Société Générale Corporate and Investment Banking (SG CIB) is the only confirmed market-maker in the new products. Lionel Gibert, the bank’s London-based head of European credit trading, said trading had been “very slow”. By the end of trading on April 3, Eurex reported just under 15,000 contracts changing hands. Of these, 14,019 were referenced to the standard five-year iTraxx Index, while 476 were linked to the Crossover Index. So far, no contracts have been traded on the HiVol Index.

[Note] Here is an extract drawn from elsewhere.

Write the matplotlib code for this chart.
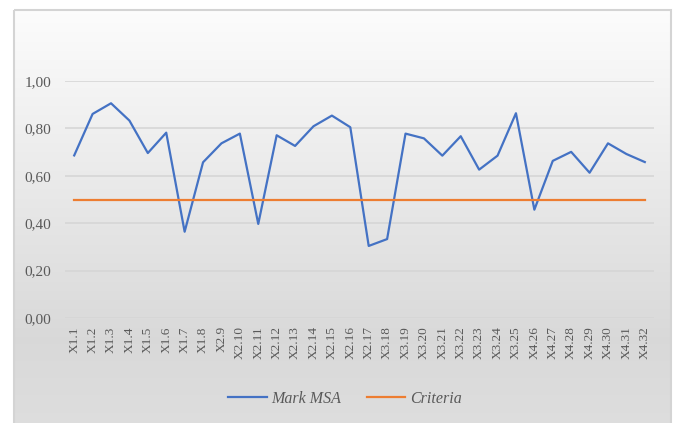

“We are still seeing very few contracts traded, but we’re watching it,” observed Gibert. He said SG CIB would be looking at whether volumes picked up, and whether the contracts are attracting a new type of customer to the credit markets.
A Eurex spokesman confirmed some dealers, such as Deutsche Bank and JP Morgan, were not trading the contracts. Their launch will be watched closely by other derivatives exchanges also looking to list credit derivatives, such as the Chicago Mercantile Exchange (CME) and the Chicago Board Options Exchange (CBOE).
The CME plans to begin trading in credit derivatives on May 7 via its electronic platform, Globex. They will be linked to a proprietary index of 32 high-volatility investment-grade North American names. Meanwhile, the CBOE is awaiting regulatory approval to list both single-name and basket credit default options, which it expects to launch during the second quarter of this year.